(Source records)
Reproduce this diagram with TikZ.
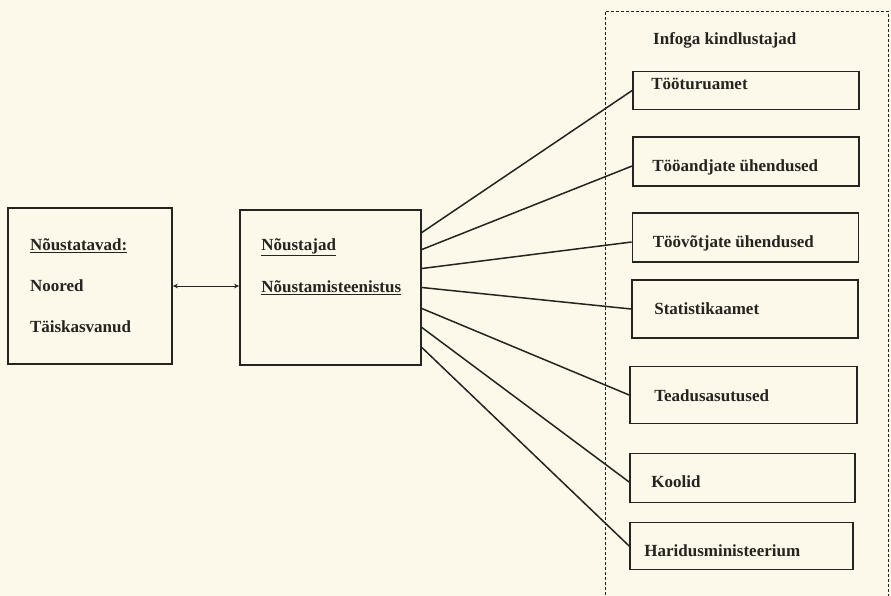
\documentclass[tikz,border=0pt]{standalone}
\usepackage{fontspec}
\setmainfont{Liberation Serif}
\usepackage{tikz}
\usetikzlibrary{positioning,arrows.meta}
\definecolor{tpaper}{HTML}{FCF9EA}
\definecolor{tink}{HTML}{262320}

\begin{document}
\begin{tikzpicture}[x=1pt, y=-1pt, color=tink, font=\bfseries\fontsize{17}{20}\selectfont,
  box/.style={draw, line width=1.7pt, inner sep=0pt},
  org/.style={box, minimum width=226pt},
  txt/.style={inner sep=0pt, text height=12pt, text depth=4pt, anchor=west},
  link/.style={line width=1.5pt},
  arr/.style={{Stealth[length=5pt,width=4.5pt]}-{Stealth[length=5pt,width=4.5pt]}, line width=1pt}]
\path[fill=tpaper, use as bounding box] (0,0) rectangle (891,596);
% dashed frame, open at the bottom
\draw[line width=0.9pt, dash pattern=on 3pt off 2pt] (605,600) -- (605,11) -- (888,11) -- (888,600);
\node[box, minimum width=164pt, minimum height=156pt, text width=120pt, align=left] (seekers) at (90,286)
  {\underline{Nõustatavad:}\\[21pt]Noored\\[21pt]Täiskasvanud};
\node[box, minimum width=181pt, minimum height=155pt] (advisers) at (330.5,287.5) {};
\node[txt] (advTitle) at ([xshift=22pt, yshift=-37pt]advisers.north west) {\underline{Nõustajad}};
\node[txt] (advService) at ([xshift=22pt, yshift=-79pt]advisers.north west) {\underline{Nõustamisteenistus}};
\draw[arr] (seekers.east) -- (seekers.east -| advisers.west);
\node[txt] (insTitle) at (653,41) {Infoga kindlustajad};
\node[org, minimum height=38pt] (labour) at (746,90.5) {};
\node[org, minimum height=49pt] (employers) at (746,161.5) {};
\node[org, minimum height=49pt] (employees) at (745.5,237.5) {};
\node[org, minimum height=58pt] (stats) at (745,309) {};
\node[org, minimum height=57pt, minimum width=227pt] (science) at (743.5,395) {};
\node[org, minimum height=49pt, minimum width=225pt] (schools) at (742.5,478) {};
\node[org, minimum height=47pt, minimum width=223pt] (ministry) at (741.5,546) {};
\node[txt, right=19pt of labour.west, yshift=5pt] (labourTxt) {Tööturuamet};
\node[txt, right=20pt of employers.west, yshift=-6.5pt] (employersTxt) {Tööandjate ühendused};
\node[txt, right=21pt of employees.west, yshift=-5.5pt] (employeesTxt) {Töövõtjate ühendused};
\node[txt, right=23pt of stats.west, yshift=-1pt] (statsTxt) {Statistikaamet};
\node[txt, right=25pt of science.west, yshift=-2pt] (scienceTxt) {Teadusasutused};
\node[txt, right=22pt of schools.west, yshift=-5pt] (schoolsTxt) {Koolid};
\node[txt, right=15pt of ministry.west, yshift=-6pt] (ministryTxt) {Haridusministeerium};
\draw[link] ([yshift=55pt]advisers.east) -- (labour.west);
\draw[link] ([yshift=38pt]advisers.east) -- ([yshift=-4.5pt]employers.west);
\draw[link] ([yshift=19pt]advisers.east) -- ([yshift=-4.5pt]employees.west);
\draw[link] (advisers.east) -- (stats.west);
\draw[link] ([yshift=-21pt]advisers.east) -- (science.west);
\draw[link] ([yshift=-40pt]advisers.east) -- ([yshift=-4pt]schools.west);
\draw[link] ([yshift=-60pt]advisers.east) -- (ministry.west);
\end{tikzpicture}
\end{document}
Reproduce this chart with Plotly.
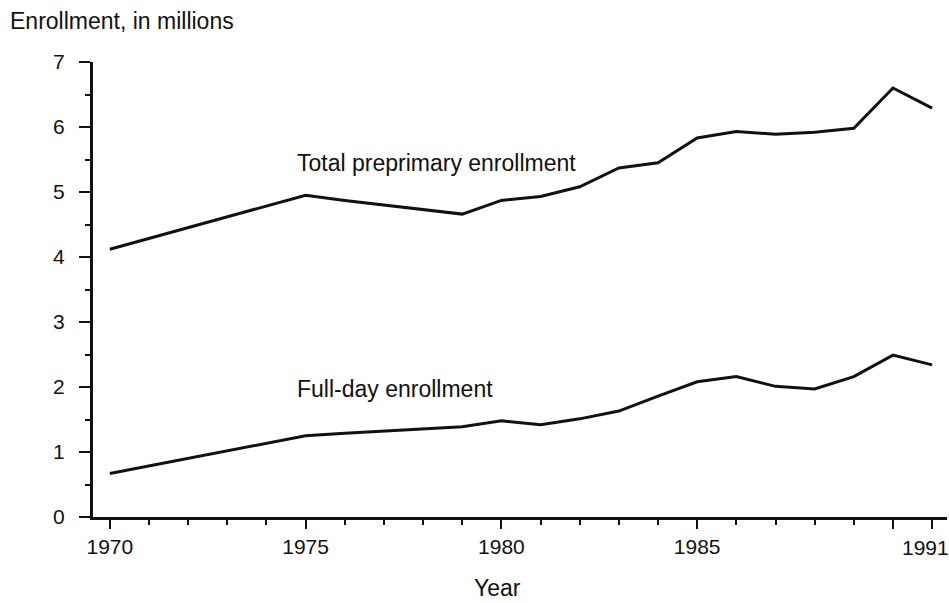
import plotly.graph_objects as go

years = [1970, 1975, 1976, 1977, 1978, 1979, 1980, 1981, 1982, 1983, 1984,
         1985, 1986, 1987, 1988, 1989, 1990, 1991]
total_enrollment = [4.12, 4.95, 4.87, 4.80, 4.72, 4.66, 4.87, 4.93, 5.08, 5.37, 5.45,
                    5.83, 5.93, 5.89, 5.92, 5.98, 6.60, 6.29]
fullday_enrollment = [0.67, 1.25, 1.29, 1.32, 1.35, 1.39, 1.48, 1.42, 1.51, 1.63, 1.86,
                      2.08, 2.16, 2.01, 1.97, 2.16, 2.49, 2.34]

x_tickvals = [1970, 1975, 1980, 1985, 1990, 1991]
x_ticktext = ["1970", "1975", "1980", "1985", "", ""]
last_year_label = "1991"
y_tickvals = [0, 1, 2, 3, 4, 5, 6, 7]

FONT = "Liberation Sans, Arial, Helvetica, sans-serif"
INK = "#111111"
TICK_SIZE = 21
LABEL_SIZE = 23

fig = go.Figure()
fig.add_trace(go.Scatter(x=years, y=total_enrollment, mode="lines",
                         line=dict(color=INK, width=3), name="Total preprimary enrollment",
                         showlegend=False))
fig.add_trace(go.Scatter(x=years, y=fullday_enrollment, mode="lines",
                         line=dict(color=INK, width=3), name="Full-day enrollment",
                         showlegend=False))

fig.add_annotation(x=1974.72, y=5.45, xref="x", yref="y", text="Total preprimary enrollment",
                   showarrow=False, xanchor="left", yanchor="middle",
                   font=dict(family=FONT, size=LABEL_SIZE, color=INK))
fig.add_annotation(x=1974.72, y=1.97, xref="x", yref="y", text="Full-day enrollment",
                   showarrow=False, xanchor="left", yanchor="middle",
                   font=dict(family=FONT, size=LABEL_SIZE, color=INK))
fig.add_annotation(x=-0.099, y=1.09, xref="paper", yref="paper", text="Enrollment, in millions",
                   showarrow=False, xanchor="left", yanchor="middle",
                   font=dict(family=FONT, size=LABEL_SIZE, color=INK))
fig.add_annotation(x=0.474, y=-0.157, xref="paper", yref="paper", text="Year",
                   showarrow=False, xanchor="center", yanchor="middle",
                   font=dict(family=FONT, size=LABEL_SIZE, color=INK))
fig.add_annotation(x=years[-1], y=0, xref="x", yref="y", text=last_year_label,
                   showarrow=False, xanchor="center", yanchor="top", xshift=-7, yshift=-17,
                   font=dict(family=FONT, size=TICK_SIZE, color=INK))

fig.update_layout(
    width=949, height=603,
    margin=dict(l=93, r=2, t=62, b=86),
    paper_bgcolor="white", plot_bgcolor="white",
    font=dict(family=FONT, size=TICK_SIZE, color=INK),
    showlegend=False,
)
fig.update_xaxes(
    range=[1969.57, 1991.38], tickmode="array", tickvals=x_tickvals, ticktext=x_ticktext,
    showgrid=False, zeroline=False, showline=True, linecolor=INK, linewidth=3,
    ticks="outside", ticklen=9, tickwidth=2, tickcolor=INK,
    minor=dict(dtick=1, tick0=1970, ticks="outside", ticklen=5, tickwidth=2, tickcolor=INK,
               showgrid=False),
    tickfont=dict(family=FONT, size=TICK_SIZE, color=INK),
)
fig.update_yaxes(
    range=[0, 7], tickmode="array", tickvals=y_tickvals,
    showgrid=False, zeroline=False, showline=True, linecolor=INK, linewidth=3,
    ticks="outside", ticklen=11, tickwidth=2, tickcolor=INK, ticklabelstandoff=10,
    minor=dict(dtick=0.5, tick0=0, ticks="outside", ticklen=5, tickwidth=2, tickcolor=INK,
               showgrid=False),
    tickfont=dict(family=FONT, size=TICK_SIZE, color=INK),
)

fig.write_html("out.html", config={"displayModeBar": False},
               post_script="document.body.style.margin='0';document.body.style.padding='0';"
                           "document.documentElement.style.overflow='hidden';")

> [WHAT THE EXERCISE ASKS]:
Starting at the line that contains "Reproduce this chart with Plotly." and ending at the line that contains "import plotly.graph_objects as go", give the lines again exactly. Do not include the pictures.

> [PROBLEM SOLUTION]:
Reproduce this chart with Plotly.
import plotly.graph_objects as go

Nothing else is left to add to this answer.